Scientific classification
- Kingdom: Animalia
- Phylum: Chordata
- Class: Actinopterygii
- Order: Cypriniformes
- Family: Leuciscidae
- Subfamily: Pogonichthyinae
- Genus: Pimephales
- Species: P. tenellus
- Binomial name: Pimephales tenellus (Girard, 1856)
- Synonyms: Hyborhynchus tenellus Girard, 1856 ; Ceratichthys tenellus parviceps Hubbs & J. D. Black, 1947 ; Ceratichthys callarchus C. L. Hubbs & J. D. Black, 1947 ;

= Slim minnow =

- Authority: (Girard, 1856)
- Conservation status: LC

Species of fish

The slim minnow (Pimephales tenellus) is a species of freshwater ray-finned fish belonging to the family Leuciscidae, the shiners, daces and minnows.

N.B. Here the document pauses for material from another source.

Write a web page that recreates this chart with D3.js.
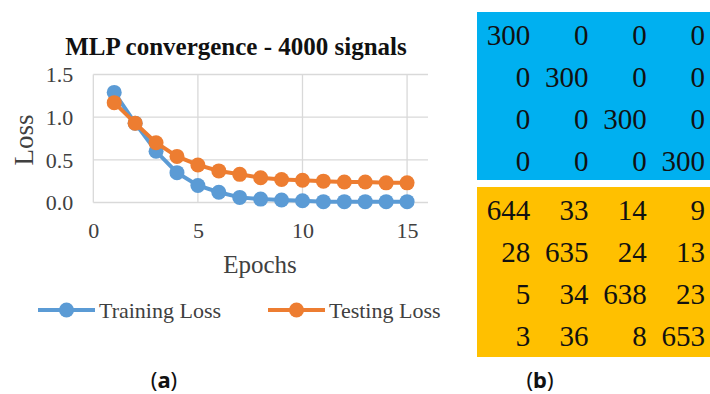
<!DOCTYPE html>
<html>
<head>
<meta charset="utf-8">
<script src="https://cdn.jsdelivr.net/npm/d3@7/dist/d3.min.js"></script>
<style>
  html, body { margin: 0; padding: 0; background: #fff; }
  svg { display: block; }
  .serif { font-family: "Liberation Serif", "Times New Roman", serif; }
</style>
</head>
<body>
<svg id="fig" width="710" height="394"></svg>
<script>
// Loss per epoch for the MLP
const epochs = [1, 2, 3, 4, 5, 6, 7, 8, 9, 10, 11, 12, 13, 14, 15];
const trainingLoss = [1.29, 0.93, 0.60, 0.35, 0.20, 0.12, 0.06, 0.04, 0.03, 0.02, 0.01, 0.01, 0.01, 0.01, 0.01];
const testingLoss  = [1.17, 0.93, 0.70, 0.54, 0.44, 0.37, 0.33, 0.29, 0.27, 0.26, 0.25, 0.24, 0.24, 0.23, 0.23];
const seriesNames = ["Training Loss", "Testing Loss"];
const xTicks = [0, 5, 10, 15];
const yTicks = [0, 0.5, 1.0, 1.5];

// Confusion matrices
const trainMatrix = [
  [300, 0, 0, 0],
  [0, 300, 0, 0],
  [0, 0, 300, 0],
  [0, 0, 0, 300]
];
const testMatrix = [
  [644, 33, 14, 9],
  [28, 635, 24, 13],
  [5, 34, 638, 23],
  [3, 36, 8, 653]
];

const colors = ["#5B9BD5", "#ED7D31"];
const svg = d3.select("#fig");

// ---- (a) loss curves ----
const x = d3.scaleLinear().domain([0, 16]).range([93.3, 428]);
const y = d3.scaleLinear().domain([0, 1.5]).range([202.5, 74.5]);

const grid = svg.append("g");
grid.selectAll("line.h").data(yTicks).join("line")
  .attr("x1", x(0)).attr("x2", x(16))
  .attr("y1", d => y(d)).attr("y2", d => y(d))
  .attr("stroke", "#d9d9d9").attr("stroke-width", 1.3);
grid.selectAll("line.v").data(xTicks).join("line")
  .attr("x1", d => x(d)).attr("x2", d => x(d))
  .attr("y1", y(0)).attr("y2", y(1.5))
  .attr("stroke", "#d9d9d9").attr("stroke-width", 1.3);

// Axes: only labels, the frame lines come from the grid
const yAxis = d3.axisLeft(y).tickValues(yTicks).tickFormat(d3.format(".1f")).tickSize(0).tickPadding(20);
const xAxis = d3.axisBottom(x).tickValues(xTicks).tickFormat(d3.format("d")).tickSize(0).tickPadding(20);
const gy = svg.append("g").attr("transform", `translate(${x(0)},0)`).call(yAxis);
const gx = svg.append("g").attr("transform", `translate(0,${y(0)})`).call(xAxis);
[gy, gx].forEach(g => {
  g.attr("font-family", null).attr("font-size", null).attr("class", "serif");
  g.select(".domain").remove();
  g.selectAll("text").attr("font-size", 22).attr("fill", "#404040");
});
gy.selectAll("text").attr("dy", "0.34em");
gx.selectAll("text").attr("dy", "0.71em");

const seriesData = [trainingLoss, testingLoss].map(vals => epochs.map((e, i) => ({ e, v: vals[i] })));
const line = d3.line().x(d => x(d.e)).y(d => y(d.v));

seriesData.forEach((pts, k) => {
  const g = svg.append("g");
  g.append("path").datum(pts).attr("d", line)
    .attr("fill", "none").attr("stroke", colors[k]).attr("stroke-width", 4);
  g.selectAll("circle").data(pts).join("circle")
    .attr("cx", d => x(d.e)).attr("cy", d => y(d.v)).attr("r", 7.5)
    .attr("fill", colors[k]);
});

svg.append("text").attr("class", "serif").attr("x", 236).attr("y", 55).attr("text-anchor", "middle")
  .attr("font-weight", "bold").attr("font-size", 25)
  .attr("fill", "#111").text("MLP convergence - 4000 signals");

svg.append("text").attr("class", "serif").attr("transform", "translate(33,140) rotate(-90)")
  .attr("text-anchor", "middle").attr("font-size", 27)
  .attr("fill", "#404040").text("Loss");

svg.append("text").attr("class", "serif").attr("x", 260).attr("y", 273).attr("text-anchor", "middle")
  .attr("font-size", 25).attr("fill", "#404040").text("Epochs");

// Legend
const legendX = [38, 268];
const legend = svg.append("g").selectAll("g").data(seriesNames).join("g")
  .attr("transform", (d, i) => `translate(${legendX[i]},310)`);
legend.append("line").attr("x1", 0).attr("x2", 57).attr("y1", 0).attr("y2", 0)
  .attr("stroke", (d, i) => colors[i]).attr("stroke-width", 4);
legend.append("circle").attr("cx", 28.5).attr("cy", 0).attr("r", 7.5)
  .attr("fill", (d, i) => colors[i]);
legend.append("text").attr("class", "serif").attr("x", 61).attr("y", 7.5)
  .attr("font-size", 22).attr("fill", "#404040").text(d => d);

// ---- (b) confusion matrices ----
const col = d3.scaleBand().domain(d3.range(4)).range([477, 710]);
const rowTrain = d3.scaleBand().domain(d3.range(4)).range([12, 180]);
const rowTest = d3.scaleBand().domain(d3.range(4)).range([187, 355]);

function drawMatrix(matrix, row, fill, extraBottom) {
  const g = svg.append("g");
  g.append("rect")
    .attr("x", col.range()[0]).attr("y", row.range()[0])
    .attr("width", col.range()[1] - col.range()[0])
    .attr("height", row.range()[1] - row.range()[0] + extraBottom)
    .attr("fill", fill);
  const cells = matrix.flatMap((r, i) => r.map((v, j) => ({ i, j, v })));
  g.selectAll("text").data(cells).join("text")
    .attr("class", "serif")
    .attr("x", d => col(d.j) + col.bandwidth() - 5)
    .attr("y", d => row(d.i) + 33)
    .attr("text-anchor", "end")
    .attr("font-size", 29).attr("fill", "#111")
    .text(d => d.v);
}
drawMatrix(trainMatrix, rowTrain, "#00B0F0", 0);
drawMatrix(testMatrix, rowTest, "#FFC000", 2);

// Panel captions
const captions = [{ x: 164, t: "a" }, { x: 540, t: "b" }];
const cap = svg.append("g").selectAll("text").data(captions).join("text")
  .attr("x", d => d.x).attr("y", 388).attr("text-anchor", "middle")
  .attr("font-family", "'Noto Sans', 'DejaVu Sans', sans-serif").attr("font-size", 22).attr("fill", "#111");
cap.append("tspan").text("(");
cap.append("tspan").attr("font-weight", "bold").text(d => d.t);
cap.append("tspan").text(")");
</script>
</body>
</html>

This fish is endemic to the United States, in Ozarks of Arkansas, Kansas, Missouri, and Oklahoma.

==Description==
It is a cylindrically shaped, slender fish, similar in shape to the bluntnose minnow (Pimephalus notatus), with a blunt snout and a slightly oblique mouth which has an upper lip which is much thicker in the middle than at the corners. It has a dark lateral band and a large eye which has a diameter of roughly a quarter of the length of the head. It has a dark-olive back and creamy white underparts with a well defined dark lateral band which terminates in a spot just before the caudal fin with a small dark spot often found on the front of the dorsal fin. The breeding male has three rows of 12 tubercles and the dorsal fin, anal fin and caudal fin become tinged with orange while the pectoral fins turn black with a white leading edge. the head often turns black too. It is the smallest species in the genus Pimephales with the adults normally being 51 mm with a maximum length of 69 mm. It has 8 soft rays in the rather rounded dorsal fin and seven in the anal fin.

==Distribution==
It is found in southern Missouri, eastern Kansas, Arkansas, and northeastern Oklahoma where they are restricted to the Ozarks, particularly in the drainage basins of the Red and Arkansas rivers as well as in some independent tributaries of Mississippi. It has also been recorded in a pond in the drainage of the Osage River in Kansas where it was probably released by an angler using the fish as bait.

==Habitat and ecology==
The slim minnow occurs in sand-bottomed and gravel-bottomed pools and stretches of creeks and small rivers. It is a sociable species which forms schools in the middle or bottom of the water column and, unlike other Pimephalus species can often be found swimming in the current. It breeds in May–July and spawning is thought to occur in the swifter riffles. The breeding males become territorial, establishing a nest site in a suitable crevice, for example in a stone or cobble and begin to display at females. Females approached the nest and when mating they adhered the eggs to the substrate while pressed against the male which simultaneously fertilised them. The eggs eventually form a cluster adhered to the underside of the rock and the female leaves them to be guarded, cleaned and aerated by the male. The males will try to mate with any available females. The eggs hatch after 6 days and the fry drop to the bottom after hatching, paternal care stops and the fry are often preyed upon by adult fish. Females lay between 37 and 209 eggs in a season with a mean of 83.